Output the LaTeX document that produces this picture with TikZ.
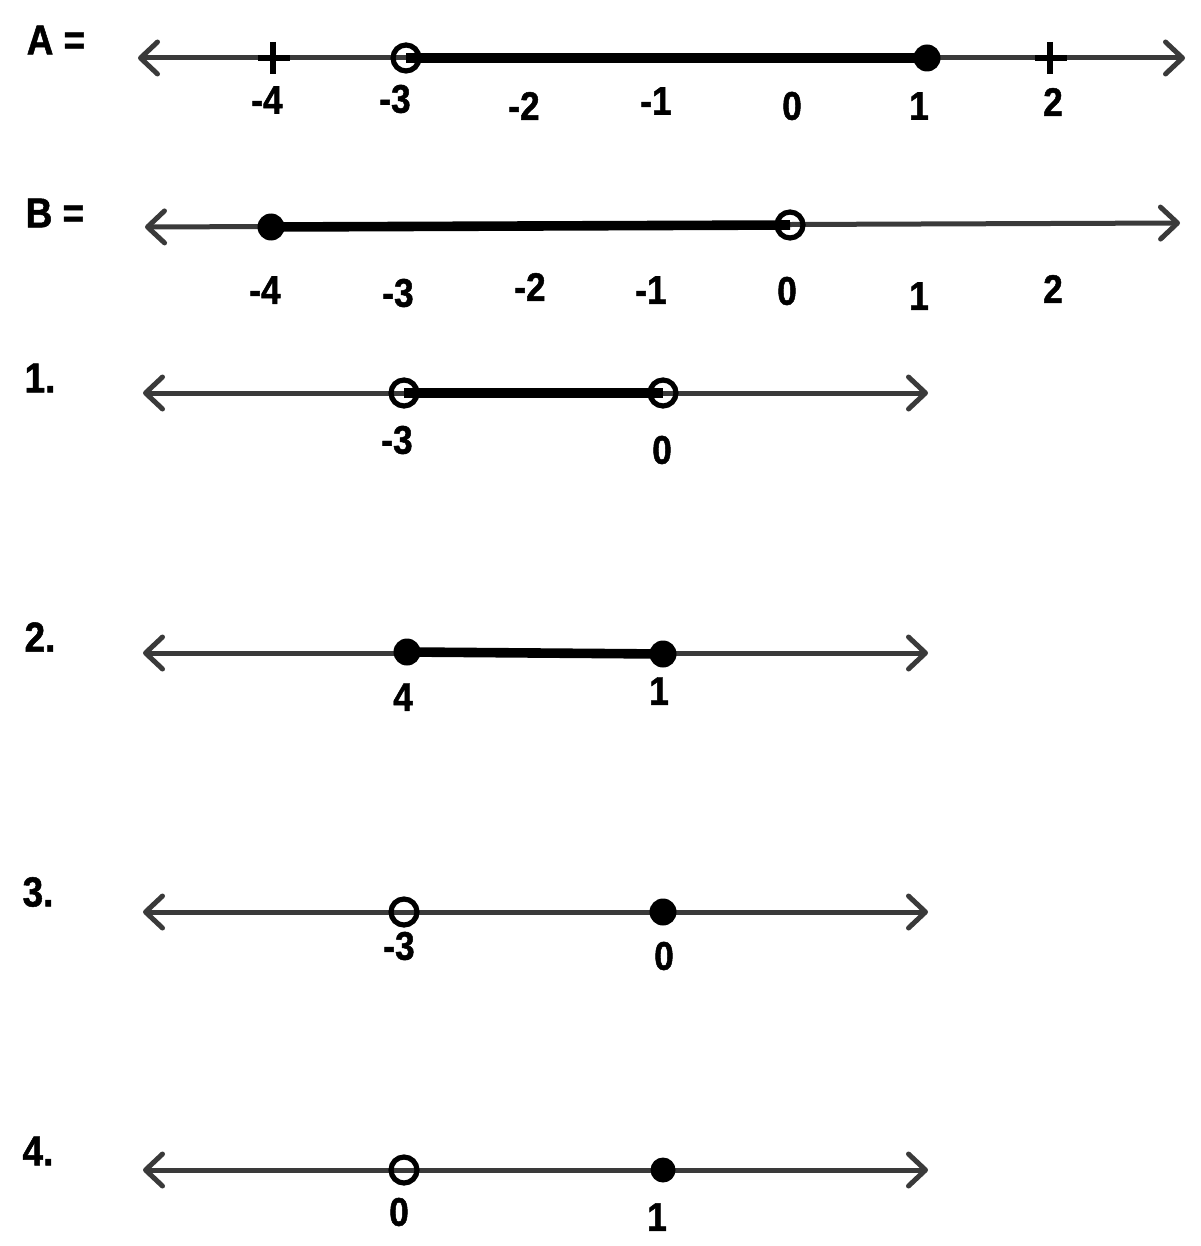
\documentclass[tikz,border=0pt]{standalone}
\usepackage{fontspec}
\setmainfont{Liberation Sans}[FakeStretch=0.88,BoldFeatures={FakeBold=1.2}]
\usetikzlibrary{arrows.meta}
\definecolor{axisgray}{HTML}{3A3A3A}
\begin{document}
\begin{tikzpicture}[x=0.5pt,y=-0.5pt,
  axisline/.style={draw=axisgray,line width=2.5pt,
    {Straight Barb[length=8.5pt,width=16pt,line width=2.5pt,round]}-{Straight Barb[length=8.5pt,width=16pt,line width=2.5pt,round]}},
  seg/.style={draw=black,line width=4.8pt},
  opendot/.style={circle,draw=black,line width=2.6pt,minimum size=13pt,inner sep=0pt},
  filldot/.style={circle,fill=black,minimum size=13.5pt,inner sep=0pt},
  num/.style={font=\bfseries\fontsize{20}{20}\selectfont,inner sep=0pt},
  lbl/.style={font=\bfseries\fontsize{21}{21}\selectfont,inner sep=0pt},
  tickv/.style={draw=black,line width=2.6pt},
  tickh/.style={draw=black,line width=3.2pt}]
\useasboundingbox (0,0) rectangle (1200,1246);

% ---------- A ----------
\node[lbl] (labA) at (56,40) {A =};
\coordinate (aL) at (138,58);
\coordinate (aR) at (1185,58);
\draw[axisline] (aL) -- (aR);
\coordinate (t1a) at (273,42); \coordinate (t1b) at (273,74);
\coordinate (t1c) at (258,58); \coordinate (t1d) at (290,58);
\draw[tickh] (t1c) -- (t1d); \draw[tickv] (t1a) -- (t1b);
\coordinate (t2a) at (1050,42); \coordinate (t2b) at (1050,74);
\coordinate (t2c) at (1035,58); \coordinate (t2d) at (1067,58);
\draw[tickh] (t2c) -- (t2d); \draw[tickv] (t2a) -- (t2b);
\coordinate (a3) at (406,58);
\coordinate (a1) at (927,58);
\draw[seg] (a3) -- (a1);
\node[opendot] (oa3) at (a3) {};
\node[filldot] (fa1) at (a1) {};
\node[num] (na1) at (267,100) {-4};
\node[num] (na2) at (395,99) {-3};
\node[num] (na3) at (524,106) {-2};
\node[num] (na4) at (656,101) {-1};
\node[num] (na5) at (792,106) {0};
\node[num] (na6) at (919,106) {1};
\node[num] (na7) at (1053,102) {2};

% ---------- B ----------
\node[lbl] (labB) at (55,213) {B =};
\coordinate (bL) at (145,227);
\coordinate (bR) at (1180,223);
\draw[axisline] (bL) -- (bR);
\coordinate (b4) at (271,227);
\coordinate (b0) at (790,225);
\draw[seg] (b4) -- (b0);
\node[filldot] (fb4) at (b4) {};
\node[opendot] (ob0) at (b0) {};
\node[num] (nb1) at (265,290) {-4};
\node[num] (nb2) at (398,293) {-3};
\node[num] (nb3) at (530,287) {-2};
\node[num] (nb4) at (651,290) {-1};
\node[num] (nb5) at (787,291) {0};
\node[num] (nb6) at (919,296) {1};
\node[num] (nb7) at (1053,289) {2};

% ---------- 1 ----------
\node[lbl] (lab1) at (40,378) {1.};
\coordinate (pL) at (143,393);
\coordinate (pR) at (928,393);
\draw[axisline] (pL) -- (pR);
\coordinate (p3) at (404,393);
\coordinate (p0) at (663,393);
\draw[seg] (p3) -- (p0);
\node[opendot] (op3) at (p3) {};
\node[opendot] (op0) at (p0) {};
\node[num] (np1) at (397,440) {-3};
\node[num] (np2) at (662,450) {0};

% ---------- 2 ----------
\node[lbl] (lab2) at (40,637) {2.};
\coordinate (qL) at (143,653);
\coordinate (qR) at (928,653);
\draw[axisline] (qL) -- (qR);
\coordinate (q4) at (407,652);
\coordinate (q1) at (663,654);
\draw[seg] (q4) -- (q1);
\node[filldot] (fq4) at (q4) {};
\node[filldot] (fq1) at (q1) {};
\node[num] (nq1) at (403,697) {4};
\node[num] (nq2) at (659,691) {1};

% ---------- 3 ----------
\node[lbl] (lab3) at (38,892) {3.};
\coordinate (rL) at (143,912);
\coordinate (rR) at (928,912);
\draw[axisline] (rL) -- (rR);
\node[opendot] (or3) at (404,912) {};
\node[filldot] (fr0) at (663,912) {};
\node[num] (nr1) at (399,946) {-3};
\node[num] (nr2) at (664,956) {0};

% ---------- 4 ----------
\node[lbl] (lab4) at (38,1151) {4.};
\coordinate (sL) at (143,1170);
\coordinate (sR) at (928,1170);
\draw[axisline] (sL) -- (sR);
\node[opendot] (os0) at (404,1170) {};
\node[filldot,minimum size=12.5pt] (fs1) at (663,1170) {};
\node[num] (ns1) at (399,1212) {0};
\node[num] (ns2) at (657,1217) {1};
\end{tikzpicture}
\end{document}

——————

Omitting all images, print the listing exactly.

Output the LaTeX document that produces this picture with TikZ.
\documentclass[tikz,border=0pt]{standalone}
\usepackage{fontspec}
\setmainfont{Liberation Sans}[FakeStretch=0.88,BoldFeatures={FakeBold=1.2}]
\usetikzlibrary{arrows.meta}
\definecolor{axisgray}{HTML}{3A3A3A}
\begin{document}
\begin{tikzpicture}[x=0.5pt,y=-0.5pt,
  axisline/.style={draw=axisgray,line width=2.5pt,
    {Straight Barb[length=8.5pt,width=16pt,line width=2.5pt,round]}-{Straight Barb[length=8.5pt,width=16pt,line width=2.5pt,round]}},
  seg/.style={draw=black,line width=4.8pt},
  opendot/.style={circle,draw=black,line width=2.6pt,minimum size=13pt,inner sep=0pt},
  filldot/.style={circle,fill=black,minimum size=13.5pt,inner sep=0pt},
  num/.style={font=\bfseries\fontsize{20}{20}\selectfont,inner sep=0pt},
  lbl/.style={font=\bfseries\fontsize{21}{21}\selectfont,inner sep=0pt},
  tickv/.style={draw=black,line width=2.6pt},
  tickh/.style={draw=black,line width=3.2pt}]
\useasboundingbox (0,0) rectangle (1200,1246);

% ---------- A ----------
\node[lbl] (labA) at (56,40) {A =};
\coordinate (aL) at (138,58);
\coordinate (aR) at (1185,58);
\draw[axisline] (aL) -- (aR);
\coordinate (t1a) at (273,42); \coordinate (t1b) at (273,74);
\coordinate (t1c) at (258,58); \coordinate (t1d) at (290,58);
\draw[tickh] (t1c) -- (t1d); \draw[tickv] (t1a) -- (t1b);
\coordinate (t2a) at (1050,42); \coordinate (t2b) at (1050,74);
\coordinate (t2c) at (1035,58); \coordinate (t2d) at (1067,58);
\draw[tickh] (t2c) -- (t2d); \draw[tickv] (t2a) -- (t2b);
\coordinate (a3) at (406,58);
\coordinate (a1) at (927,58);
\draw[seg] (a3) -- (a1);
\node[opendot] (oa3) at (a3) {};
\node[filldot] (fa1) at (a1) {};
\node[num] (na1) at (267,100) {-4};
\node[num] (na2) at (395,99) {-3};
\node[num] (na3) at (524,106) {-2};
\node[num] (na4) at (656,101) {-1};
\node[num] (na5) at (792,106) {0};
\node[num] (na6) at (919,106) {1};
\node[num] (na7) at (1053,102) {2};

% ---------- B ----------
\node[lbl] (labB) at (55,213) {B =};
\coordinate (bL) at (145,227);
\coordinate (bR) at (1180,223);
\draw[axisline] (bL) -- (bR);
\coordinate (b4) at (271,227);
\coordinate (b0) at (790,225);
\draw[seg] (b4) -- (b0);
\node[filldot] (fb4) at (b4) {};
\node[opendot] (ob0) at (b0) {};
\node[num] (nb1) at (265,290) {-4};
\node[num] (nb2) at (398,293) {-3};
\node[num] (nb3) at (530,287) {-2};
\node[num] (nb4) at (651,290) {-1};
\node[num] (nb5) at (787,291) {0};
\node[num] (nb6) at (919,296) {1};
\node[num] (nb7) at (1053,289) {2};

% ---------- 1 ----------
\node[lbl] (lab1) at (40,378) {1.};
\coordinate (pL) at (143,393);
\coordinate (pR) at (928,393);
\draw[axisline] (pL) -- (pR);
\coordinate (p3) at (404,393);
\coordinate (p0) at (663,393);
\draw[seg] (p3) -- (p0);
\node[opendot] (op3) at (p3) {};
\node[opendot] (op0) at (p0) {};
\node[num] (np1) at (397,440) {-3};
\node[num] (np2) at (662,450) {0};

% ---------- 2 ----------
\node[lbl] (lab2) at (40,637) {2.};
\coordinate (qL) at (143,653);
\coordinate (qR) at (928,653);
\draw[axisline] (qL) -- (qR);
\coordinate (q4) at (407,652);
\coordinate (q1) at (663,654);
\draw[seg] (q4) -- (q1);
\node[filldot] (fq4) at (q4) {};
\node[filldot] (fq1) at (q1) {};
\node[num] (nq1) at (403,697) {4};
\node[num] (nq2) at (659,691) {1};

% ---------- 3 ----------
\node[lbl] (lab3) at (38,892) {3.};
\coordinate (rL) at (143,912);
\coordinate (rR) at (928,912);
\draw[axisline] (rL) -- (rR);
\node[opendot] (or3) at (404,912) {};
\node[filldot] (fr0) at (663,912) {};
\node[num] (nr1) at (399,946) {-3};
\node[num] (nr2) at (664,956) {0};

% ---------- 4 ----------
\node[lbl] (lab4) at (38,1151) {4.};
\coordinate (sL) at (143,1170);
\coordinate (sR) at (928,1170);
\draw[axisline] (sL) -- (sR);
\node[opendot] (os0) at (404,1170) {};
\node[filldot,minimum size=12.5pt] (fs1) at (663,1170) {};
\node[num] (ns1) at (399,1212) {0};
\node[num] (ns2) at (657,1217) {1};
\end{tikzpicture}
\end{document}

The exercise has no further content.